Collage opens up a world of 3-D possibilities in the arts

For more of Nancy Kranzberg’s commentary, listen to KWMU (90.7) St. Louis on the Air the first Friday of each month at approximately 12:50 p.m. She also hosts a weekly Arts Interview podcast for KDHX (88.1), available at artsinterview.kdhxtra.org.

Nancy Kranzberg, Special to the Jewish Light

When I think of collage, my mind goes first to Picasso and Braque: Pablo Picasso’s “Les Demoiselles de Avignon” (1907) and Georges Braque’s, “Houses at L’Estaque (1908). These works are referred to as Cubist, a name applied as an insult by critics as so many avant-garde works were back then. 

The term papier collé was coined by both Braque and Picasso in the beginning of the 20th century when collage became a distinctive part of modern art. Wikipedia describes collage, from the French coller, “to glue” or “to stick together,” as a technique of art creation, primarily used in the visual arts, but in music too, by which art results from an assemblage of different forms, thus creating a new whole. 

A collage is a work of art made from numerous materials such as paper, newsprint, photographs, fabric and other found objects.  Many contemporary collages are made by placing electronic images on a digital background. Collage art has allowed artists to break free from the more traditional two-dimensional forms on canvas and not only add an extra dimension but also texture and a never-ending array of materials from which to work from. 

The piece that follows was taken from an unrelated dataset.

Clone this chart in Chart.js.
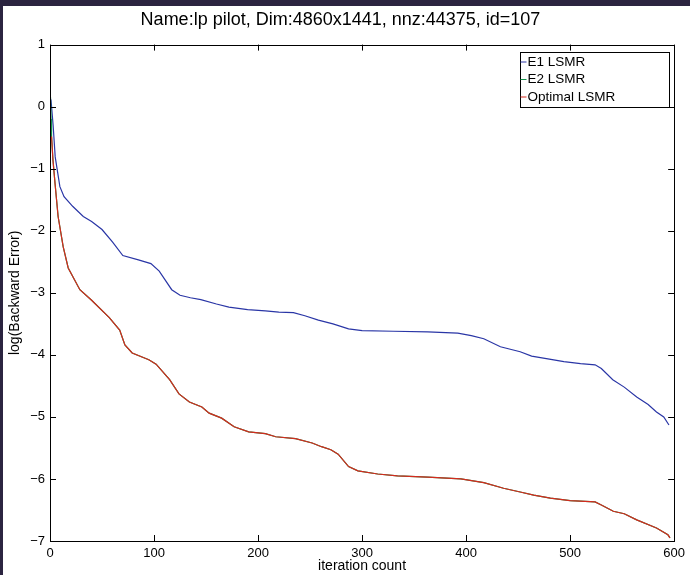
<!DOCTYPE html>
<html>
<head>
<meta charset="utf-8">
<script src="https://cdn.jsdelivr.net/npm/chart.js@4"></script>
<style>
  html, body { margin: 0; padding: 0; background: #2b2440; }
  #wrap { position: absolute; left: 3px; top: 6px; width: 687px; height: 569px; background: #fff; }
</style>
</head>
<body>
<div id="wrap"><canvas id="graphique" width="687" height="569"></canvas></div>
<script>
// values
const e1Iter = [0, 1, 3, 5, 9.5, 13.5, 22, 32, 40, 50, 60, 70, 85, 97, 105, 117, 125, 135, 145, 160, 172, 190, 207, 220, 234, 245, 258, 272, 287, 300, 330, 363, 392, 405, 417, 433, 452, 463, 480, 494, 510, 524, 530, 541, 552, 564, 575, 583, 590, 595];
const e1Err = [0.15, 0.1, -0.3, -0.81, -1.29, -1.45, -1.61, -1.77, -1.85, -1.98, -2.18, -2.4, -2.47, -2.53, -2.65, -2.95, -3.04, -3.08, -3.11, -3.18, -3.23, -3.27, -3.29, -3.31, -3.32, -3.37, -3.44, -3.5, -3.58, -3.61, -3.62, -3.63, -3.65, -3.69, -3.74, -3.87, -3.95, -4.02, -4.07, -4.11, -4.14, -4.16, -4.22, -4.4, -4.52, -4.68, -4.8, -4.92, -5.0, -5.13];

const e2Iter = [0, 0.5, 1, 1.5, 2.8, 4.8, 7.8, 12.7, 17.5, 28.7, 40, 57, 67, 72, 79, 95, 102, 115, 124, 134, 146, 153, 165, 177, 191, 207, 217, 236, 252, 261, 270, 277, 287, 296, 315, 334, 363, 395, 417, 436, 452, 465, 481, 500, 524, 530, 541.5, 552, 564, 583, 594, 596];
const e2Err = [0.15, 0.1, -0.2, -0.48, -0.85, -1.23, -1.77, -2.26, -2.6, -2.95, -3.12, -3.4, -3.6, -3.84, -3.97, -4.08, -4.15, -4.4, -4.63, -4.76, -4.84, -4.94, -5.02, -5.16, -5.24, -5.27, -5.32, -5.35, -5.42, -5.48, -5.53, -5.6, -5.8, -5.87, -5.92, -5.95, -5.97, -6.0, -6.06, -6.15, -6.21, -6.26, -6.31, -6.35, -6.37, -6.42, -6.52, -6.56, -6.66, -6.79, -6.9, -6.95];

const optIter = [1.5, 2.8, 4.8, 7.8, 12.7, 17.5, 28.7, 40, 57, 67, 72, 79, 95, 102, 115, 124, 134, 146, 153, 165, 177, 191, 207, 217, 236, 252, 261, 270, 277, 287, 296, 315, 334, 363, 395, 417, 436, 452, 465, 481, 500, 524, 530, 541.5, 552, 564, 583, 594, 596];
const optErr = [-0.48, -0.85, -1.23, -1.77, -2.26, -2.6, -2.95, -3.12, -3.4, -3.6, -3.84, -3.97, -4.08, -4.15, -4.4, -4.63, -4.76, -4.84, -4.94, -5.02, -5.16, -5.24, -5.27, -5.32, -5.35, -5.42, -5.48, -5.53, -5.6, -5.8, -5.87, -5.92, -5.95, -5.97, -6.0, -6.06, -6.15, -6.21, -6.26, -6.31, -6.35, -6.37, -6.42, -6.52, -6.56, -6.66, -6.79, -6.9, -6.95];

const xTicks = [0, 100, 200, 300, 400, 500, 600];
const yTicks = [-7, -6, -5, -4, -3, -2, -1, 0, 1];

const FONT = '"Liberation Sans", Arial, sans-serif';

function pts(xs, ys) {
    return xs.map((x, i) => ({ x: x, y: ys[i] }));
}

// box around the axes with matlab style inward ticks
const boxPlugin = {
    id: 'boite',
    afterDatasetsDraw(chart) {
        const ctx = chart.ctx;
        const a = chart.chartArea;
        const sx = chart.scales.x, sy = chart.scales.y;
        ctx.save();
        ctx.strokeStyle = '#000';
        ctx.lineWidth = 1;
        ctx.strokeRect(Math.round(a.left) + 0.5, Math.round(a.top) + 0.5, Math.round(a.right - a.left), Math.round(a.bottom - a.top));
        ctx.beginPath();
        xTicks.forEach(v => {
            const px = Math.round(sx.getPixelForValue(v)) + 0.5;
            ctx.moveTo(px, a.bottom); ctx.lineTo(px, a.bottom - 6);
            ctx.moveTo(px, a.top); ctx.lineTo(px, a.top + 6);
        });
        yTicks.forEach(v => {
            const py = Math.round(sy.getPixelForValue(v)) + 0.5;
            ctx.moveTo(a.left, py); ctx.lineTo(a.left + 6, py);
            ctx.moveTo(a.right, py); ctx.lineTo(a.right - 6, py);
        });
        ctx.stroke();

        // legend box
        const w = 149, h = 55;
        const lx = Math.round(a.right - 5 - w) + 0.5, ly = Math.round(a.top + 7) + 0.5;
        ctx.fillStyle = '#fff';
        ctx.fillRect(lx, ly, w, h);
        ctx.strokeRect(lx, ly, w, h);
        ctx.font = '13.5px ' + FONT;
        ctx.textBaseline = 'middle';
        chart.data.datasets.forEach((ds, i) => {
            const cy = ly + 9.5 + i * 17.5;
            ctx.strokeStyle = ds.borderColor;
            ctx.beginPath();
            ctx.moveTo(lx, cy); ctx.lineTo(lx + 6, cy);
            ctx.stroke();
            ctx.fillStyle = '#000';
            ctx.fillText(ds.label, lx + 7, cy);
        });
        ctx.restore();
    }
};

const ctx = document.getElementById('graphique').getContext('2d');
let graphique = new Chart(ctx, {
    type: 'line',
    data: {
        datasets: [{
            label: 'E1 LSMR',
            data: pts(e1Iter, e1Err),
            borderColor: '#2a36a6',
            borderWidth: 1.2,
            order: 3
        }, {
            label: 'E2 LSMR',
            data: pts(e2Iter, e2Err),
            borderColor: '#12924a',
            borderWidth: 1.2,
            order: 2
        }, {
            label: 'Optimal LSMR',
            data: pts(optIter, optErr),
            borderColor: '#d62a1e',
            borderWidth: 1.2,
            order: 1
        }]
    },
    options: {
        responsive: false,
        animation: false,
        elements: { point: { radius: 0 }, line: { tension: 0 } },
        layout: { padding: { right: 12 } },
        scales: {
            x: {
                type: 'linear',
                min: 0, max: 600,
                grid: { display: false, drawTicks: false },
                border: { display: false },
                afterBuildTicks: s => { s.ticks = xTicks.map(v => ({ value: v })); },
                afterFit: s => { s.height = 34; },
                ticks: { color: '#000', padding: 5, font: { family: FONT, size: 13 }, maxRotation: 0 },
                title: { display: true, text: 'iteration count', color: '#000', padding: { top: 0, bottom: 0 }, font: { family: FONT, size: 14 } }
            },
            y: {
                min: -7, max: 1,
                grid: { display: false, drawTicks: false },
                border: { display: false },
                afterBuildTicks: s => { s.ticks = yTicks.map(v => ({ value: v })); },
                afterFit: s => { s.width = 47; },
                ticks: {
                    color: '#000', padding: 5, font: { family: FONT, size: 13 },
                    callback: v => String(v).replace('-', '\u2212')
                },
                title: { display: true, text: 'log(Backward Error)', color: '#000', padding: { top: 4, bottom: 0 }, font: { family: FONT, size: 14 } }
            }
        },
        plugins: {
            legend: { display: false },
            tooltip: { enabled: false },
            title: {
                display: true,
                text: 'Name:lp pilot, Dim:4860x1441, nnz:44375, id=107',
                color: '#000',
                font: { family: FONT, size: 18, weight: 'normal' },
                padding: { top: 3, bottom: 14 }
            }
        }
    },
    plugins: [boxPlugin]
});
</script>
</body>
</html>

Some of the famous artists who used collage in modern art whose name’s might “ring a bell” are: 

• Man Ray (born Emmanuel Radnitsky in 1890). He created artwork in the Surrealist and Dada styles. He came up with the idea for rayographs as a play on his name and photographs after he experimented with camera-less photography.

• Kurt Schwitters, who is most associated with the Dada movement. He is well known for creating assemblage and collage work. He brought together materials that he found on the streets in Hannover, Germany in order to make assemblages. He did this in an effort to show that German culture was mostly in ruins. 

• Joseph Cornell. His artwork has been said to be poetic, romantic, surrealistic, and lyrical. He taught himself much about art and developed a sophisticated technique with his collages, box constructions, and with the experimental films that he created during the 1930s. 

• Jesse Treece, who takes newspaper comic strips, architectural drawings, pieces of art from Hayao Miyazaki and Salvador Dali, images from the 1960s and 1970s, and bits of dystopian science fiction books to create his collage works. 

The Sidney Janis Gallery in New York held an early pop-art show in 1962 called the “New Realist Exhibition” and featured many well-known artists such as Roy Lichtenstein, Claes Oldenburg, Andy Warhol, Yves Klein and dozens more. Many used collage techniques in their work. 

There were earlier precedents in history. Techniques of collage were first used at the time of the invention of paper in China, around 200 BC. The use of collage, however, wasn’t used by many people until the 10th century in Japan, when calligraphers began to apply glued paper, using texts on surfaces, when writing their poems. The technique of collage appeared in medieval Europe during the 13th century. Gold leaf panes started to be applied in Gothic cathedrals around the 15th and 16th centuries. 

Collage is used very frequently in contemporary art shows as is evidenced in two recent art exhibitions in St. Louis.  The William Shearburn Gallery recently featured Andy Millner’s, “Floating World.” The title comes from the Japanese term ukiyo, Millner says. 

Ukiyo has a complex history, the more I explore the more there is to unpack,” said Millner. “My floating world is made by digitally collaging together the individual plant drawings from my archive, and adding new silhouettes of figures into larger, artificial landscapes. They are colored with gradients inspired by traditional ukiyo prints, printed onto mulberry paper, and then mounted to linen.” 

And Kahlil Irving, one of the “Great Rivers Biennial” artists at the Contemporary Art Museum St. Louis who addresses cultural rules set by colonialism, challenges those constructs through material and form. The artist conflates history and the contemporary through a gathering of multiple images and sources derived from his own physical and social media explorations. 

Kahlil says, “I realized I had the opportunity to show a lot of new gestures, four to five sculptures from several groups of work, a large collage of 66 feet, new and old flags. What people will experience is deeper and more nuanced. Here is realized my research and investigations into colonialism in the U. S. and Midwest through multiple materials, media, objects, and forms.”

We often hear of watercolor societies both national and international, but don’t hear as often about collage organizations. 

Collage is actually a genre or art discipline of its own. There are organizations such as the “Collage Artists of America.” The specific purpose of CAA is to promote interest and participation in the study, appreciation and support of collage, assemblage, and related mixed, media art by providing resources such as educational programs, instructional workshops, and art exhibits to its members and the public. 

Maybe we can become more aware at our next trip to a museum or other art exhibition of the process and use of collage to make one outstanding work of art.